This September, Emily Wolfe (’20) traveled to Athens, Greece to attend the Athens Democracy Forum as a student representative for Hope College. Set up by the New York Times alongside the United Nations, the Athens Democracy Forum brings leaders from all over the world together to discuss the current state of democracy. Along with 20 other accepted students, Wolfe attended to discuss the youth perspectives at the forum. Wolfe and the accepted students represented 14 different countries.
“Our diverse perspectives and lived experiences allowed us to discuss what the current state of democracy is and how to make it better,” Wolfe said. The main discussion Wolfe and her peers related to was what constitutes a democracy as well as an illiberal democracy. According to Wolfe, an illiberal democracy is “one that looks like a democracy from the outside but is not on the inside.” An example of this type of democracy would be Puerto Rico, as they have elections and vote. However, they are not granted the right to vote in US elections.

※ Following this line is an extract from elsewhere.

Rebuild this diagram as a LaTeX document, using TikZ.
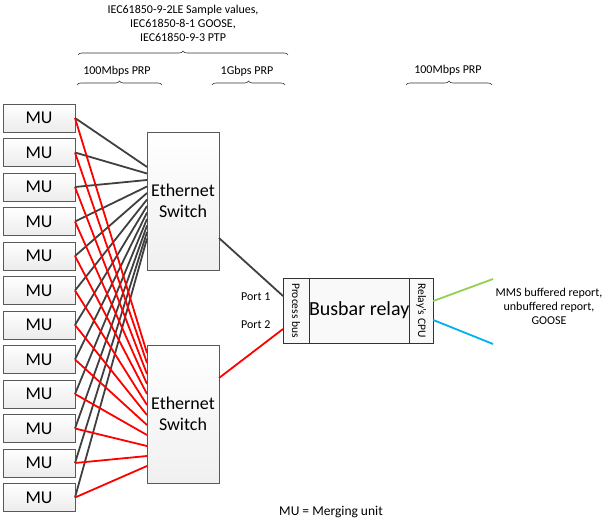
\documentclass[tikz,border=0pt]{standalone}
\usepackage{fontspec}
\setmainfont{Carlito}
\usepackage{tikz}
\usetikzlibrary{positioning}
\usetikzlibrary{decorations.pathreplacing}
\definecolor{linkgreen}{HTML}{92D050}
\definecolor{linkblue}{HTML}{00B0F0}

\tikzset{
	mubox/.style={draw=gray!70!black, top color=white, bottom color=gray!15, minimum width=72pt, minimum height=28pt, inner sep=0pt, outer sep=0pt, font=\fontsize{18}{20}\selectfont},
	switchbox/.style={draw=gray!70!black, top color=white, bottom color=gray!12, minimum width=72pt, minimum height=138pt, inner sep=0pt, outer sep=0pt, align=center, font=\fontsize{18}{21}\selectfont},
	relaybox/.style={draw=gray!40!black, fill=gray!5, minimum height=65pt, inner sep=0pt, outer sep=0pt},
	blackline/.style={draw=black!75, line width=1.8pt},
	redline/.style={draw=red, line width=1.8pt},
	small/.style={font=\fontsize{12}{14}\selectfont, align=center},
	topbrace/.style={decorate, decoration={brace, amplitude=4pt}, draw=black!80, line width=0.6pt}
}

\begin{document}
\begin{tikzpicture}[x=1pt, y=-1pt]
	\useasboundingbox (0,0) rectangle (604,519);
	% merging units
	\node[mubox] (mu1) at (39,118) {MU};
	\node[mubox] (mu2) at (39,152.5) {MU};
	\node[mubox] (mu3) at (39,187) {MU};
	\node[mubox] (mu4) at (39,221.5) {MU};
	\node[mubox] (mu5) at (39,256) {MU};
	\node[mubox] (mu6) at (39,290.5) {MU};
	\node[mubox] (mu7) at (39,325) {MU};
	\node[mubox] (mu8) at (39,359.5) {MU};
	\node[mubox] (mu9) at (39,394) {MU};
	\node[mubox] (mu10) at (39,428.5) {MU};
	\node[mubox] (mu11) at (39,463) {MU};
	\node[mubox] (mu12) at (39,497.5) {MU};
	% switches
	\node[switchbox] (sw1) at (183,201) {Ethernet\\Switch};
	\node[switchbox] (sw2) at (183,414) {Ethernet\\Switch};
	% relay
	\node[relaybox, minimum width=26pt] (pb) at (296,310.5) {\rotatebox{-90}{\fontsize{11.5}{13}\selectfont Process bus}};
	\node[relaybox, minimum width=100pt, right=0pt of pb, font=\fontsize{20}{22}\selectfont] (relay) {Busbar relay};
	\node[relaybox, minimum width=24pt, right=0pt of relay] (cpu) {\rotatebox{-90}{\fontsize{11.5}{13}\selectfont Relay's CPU}};
	% links to the first switch
	\draw[blackline] (mu1.east) -- ([yshift=-35pt]sw1.north west);
	\draw[blackline] (mu2.east) -- ([yshift=-41.5pt]sw1.north west);
	\draw[blackline] (mu3.east) -- ([yshift=-48pt]sw1.north west);
	\draw[blackline] (mu4.east) -- ([yshift=-54.5pt]sw1.north west);
	\draw[blackline] (mu5.east) -- ([yshift=-61pt]sw1.north west);
	\draw[blackline] (mu6.east) -- ([yshift=-67.5pt]sw1.north west);
	\draw[blackline] (mu7.east) -- ([yshift=-74pt]sw1.north west);
	\draw[blackline] (mu8.east) -- ([yshift=-80.5pt]sw1.north west);
	\draw[blackline] (mu9.east) -- ([yshift=-87pt]sw1.north west);
	\draw[blackline] (mu10.east) -- ([yshift=-93.5pt]sw1.north west);
	\draw[blackline] (mu11.east) -- ([yshift=-100pt]sw1.north west);
	\draw[blackline] (mu12.east) -- ([yshift=-106.5pt]sw1.north west);
	% links to the second switch
	\draw[redline] (mu1.east) -- ([yshift=-8pt]sw2.north west);
	\draw[redline] (mu2.east) -- ([yshift=-18pt]sw2.north west);
	\draw[redline] (mu3.east) -- ([yshift=-29pt]sw2.north west);
	\draw[redline] (mu4.east) -- ([yshift=-39pt]sw2.north west);
	\draw[redline] (mu5.east) -- ([yshift=-49pt]sw2.north west);
	\draw[redline] (mu6.east) -- ([yshift=-60pt]sw2.north west);
	\draw[redline] (mu7.east) -- ([yshift=-70pt]sw2.north west);
	\draw[redline] (mu8.east) -- ([yshift=-80pt]sw2.north west);
	\draw[redline] (mu9.east) -- ([yshift=-90pt]sw2.north west);
	\draw[redline] (mu10.east) -- ([yshift=-101pt]sw2.north west);
	\draw[redline] (mu11.east) -- ([yshift=-111pt]sw2.north west);
	\draw[redline] (mu12.east) -- ([yshift=-121pt]sw2.north west);
	% switches to relay
	\draw[blackline] ([yshift=32pt]sw1.south east) -- ([yshift=-18pt]pb.north west);
	\draw[redline] ([yshift=-33pt]sw2.north east) -- ([yshift=14pt]pb.south west);
	\node[small, anchor=east] (p1) at (274,297) {Port 1};
	\node[small, anchor=east] (p2) at (274,325) {Port 2};
	% station side
	\coordinate (gend) at (493,279);
	\coordinate (bend) at (493,344);
	\draw[draw=linkgreen, line width=1.8pt] ([yshift=-23pt]cpu.north east) -- (gend);
	\draw[draw=linkblue, line width=1.8pt] ([yshift=23pt]cpu.south east) -- (bend);
	\node[small] (mms) at (549,306) {MMS buffered report,\\unbuffered report,\\GOOSE};
	% braces and labels
	\draw[topbrace] (78,55) -- (288,55);
	\node[small] (iec) at (183,23) {IEC61850-9-2LE Sample values,\\IEC61850-8-1 GOOSE,\\IEC61850-9-3 PTP};
	\draw[topbrace] (77,85) -- (162,85);
	\node[small] (prp1) at (117,71) {100Mbps PRP};
	\draw[topbrace] (212,85) -- (285,85);
	\node[small] (prp2) at (247,71) {1Gbps PRP};
	\draw[topbrace] (406,85) -- (492,85);
	\node[small] (prp3) at (448,70) {100Mbps PRP};
	\node[font=\fontsize{13.5}{16}\selectfont] (note) at (331,512) {MU = Merging unit};
\end{tikzpicture}
\end{document}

Wolfe arrived in Athens four days prior to the forum, allowing her to discuss the topics with other participating students. In addition, the group had the opportunity to see the sights of Athens. They spent afternoons walking around and in the ancient ruins Athens holds as treasures. While not the purpose of their visit, Wolfe notes the incredible opportunity this travel provided. The student group also had the ability to do write-ups and work for the United Nations. The main topic included the United Nations Sustainable Development Goals.

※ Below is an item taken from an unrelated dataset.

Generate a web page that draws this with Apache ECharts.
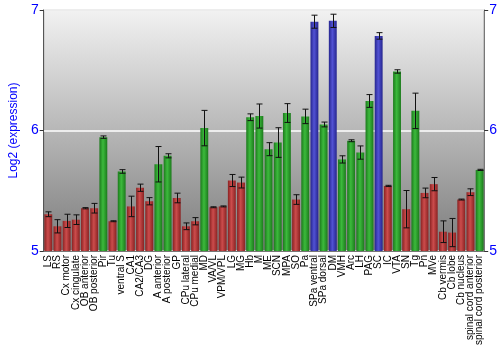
<!DOCTYPE html>
<html><head><meta charset="utf-8">
<script src="https://cdn.jsdelivr.net/npm/echarts@6/dist/echarts.min.js"></script>
<style>html,body{margin:0;padding:0;background:#fff}#c{width:500px;height:350px}</style>
</head><body><div id="c"></div>
<script>
const categories = ['LS','RS','Cx motor','Cx cingulate','OB anterior','OB posterior','Pir','Tu','ventral S','CA1','CA2/CA3','DG','A anterior','A posterior','GP','CPu lateral','CPu medial','MD','VA/VL','VPM/VPL','LG','MG','Hb','M','ME','SCN','MPA','SO','Pa','SPa ventral','SPa dorsal','DM','VMH','Arc','LH','PAG','SC','IC','VTA','SN','Tg','Pn','MVe','Cb vermis','Cb lobe','Cb nucleus','spinal cord anterior','spinal cord posterior'];
const values = [5.305,5.205,5.25,5.26,5.355,5.355,5.945,5.247,5.66,5.37,5.525,5.413,5.72,5.79,5.44,5.205,5.247,6.02,5.363,5.37,5.585,5.568,6.11,6.12,5.845,5.9,6.145,5.427,6.117,6.903,6.05,6.91,5.76,5.915,5.817,6.245,6.785,5.54,6.49,5.347,6.163,5.482,5.555,5.16,5.153,5.427,5.488,5.673];
const errors = [0.02,0.055,0.055,0.04,0.005,0.04,0.01,0.004,0.015,0.085,0.03,0.03,0.147,0.017,0.04,0.028,0.03,0.147,0.004,0.004,0.05,0.045,0.028,0.1,0.054,0.123,0.078,0.04,0.06,0.054,0.02,0.055,0.03,0.008,0.055,0.053,0.027,0.005,0.014,0.155,0.147,0.04,0.055,0.09,0.117,0.004,0.028,0.005];
const groups = ['r','r','r','r','r','r','g','r','g','r','r','r','g','g','r','r','r','g','r','r','r','r','g','g','g','g','g','r','g','b','g','b','g','g','g','g','b','r','g','r','g','r','r','r','r','r','r','g'];
const yTicks = [5,6,7];

function grad(edge, mid) {
  return new echarts.graphic.LinearGradient(0,0,1,0,[
    {offset:0,color:edge},{offset:0.45,color:mid},{offset:1,color:edge}]);
}
const palette = {
  r: grad('#8a2222','#cc4c4c'),
  g: grad('#1c7a1c','#3cba3c'),
  b: grad('#25258e','#5252d4')
};

const chart = echarts.init(document.getElementById('c'), null, {renderer:'canvas'});
const axisFont = {fontFamily:'Liberation Sans, Arial, sans-serif'};
chart.setOption({
  animation:false,
  grid:{left:27,right:13,top:10,bottom:99,show:true,
    backgroundColor:new echarts.graphic.LinearGradient(0,0,0,1,[
      {offset:0,color:'#f2f2f2'},{offset:1,color:'#7c7c7c'}]),
    borderColor:'#777',borderWidth:1},
  xAxis:{type:'category',data:categories,
    axisLine:{show:true,lineStyle:{color:'#777'}},
    axisTick:{show:false},
    axisLabel:{interval:0,rotate:90,fontSize:10,color:'#000',margin:4,...axisFont}},
  yAxis:[
    {type:'value',min:5,max:7,interval:1,position:'left',
     name:'Log2 (expression)',nameLocation:'middle',nameGap:19,
     nameTextStyle:{color:'#0000ff',fontSize:12,...axisFont},
     axisLine:{show:true,lineStyle:{color:'#555'}},
     axisTick:{show:true,length:4,lineStyle:{color:'#333'}},
     axisLabel:{color:'#0000ff',fontSize:14,margin:5,...axisFont,
       formatter:v=>yTicks.includes(v)?String(v):''},
     splitLine:{show:true,lineStyle:{color:'#ffffff',width:1.5}}},
    {type:'value',min:5,max:7,interval:1,position:'right',
     axisLine:{show:true,lineStyle:{color:'#777'}},
     axisTick:{show:true,length:4,lineStyle:{color:'#333'}},
     axisLabel:{color:'#0000ff',fontSize:14,margin:5,...axisFont},
     splitLine:{show:false}}
  ],
  series:[
    {type:'bar',barCategoryGap:'14%',
     data:values.map((v,i)=>({value:v,itemStyle:{color:palette[groups[i]]}}))},
    {type:'custom',
     data:values.map((v,i)=>[i,v-errors[i],v+errors[i]]),
     renderItem:function(params,api){
       const lo=api.coord([api.value(0),api.value(1)]);
       const hi=api.coord([api.value(0),api.value(2)]);
       const x=Math.round(lo[0])+0.5, w=3;
       const st={stroke:'#111',lineWidth:1};
       return {type:'group',children:[
         {type:'line',shape:{x1:x,y1:hi[1],x2:x,y2:lo[1]},style:st},
         {type:'line',shape:{x1:x-w,y1:hi[1],x2:x+w,y2:hi[1]},style:st},
         {type:'line',shape:{x1:x-w,y1:lo[1],x2:x+w,y2:lo[1]},style:st}
       ]};
     },z:5}
  ]
});
</script></body></html>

At the forum, the goals were discussed in length. With the participants’ beliefs about the solution to these goals, Wolfe and other participants summarized and wrote formal papers involving this information. “I believe the most beneficial part was having so many diverse young people in one room all talking about the experiences they have within their democracies,” Wolfe said. “It taught me so much and showed me once again how difficult it is to attain a true democracy impossible.”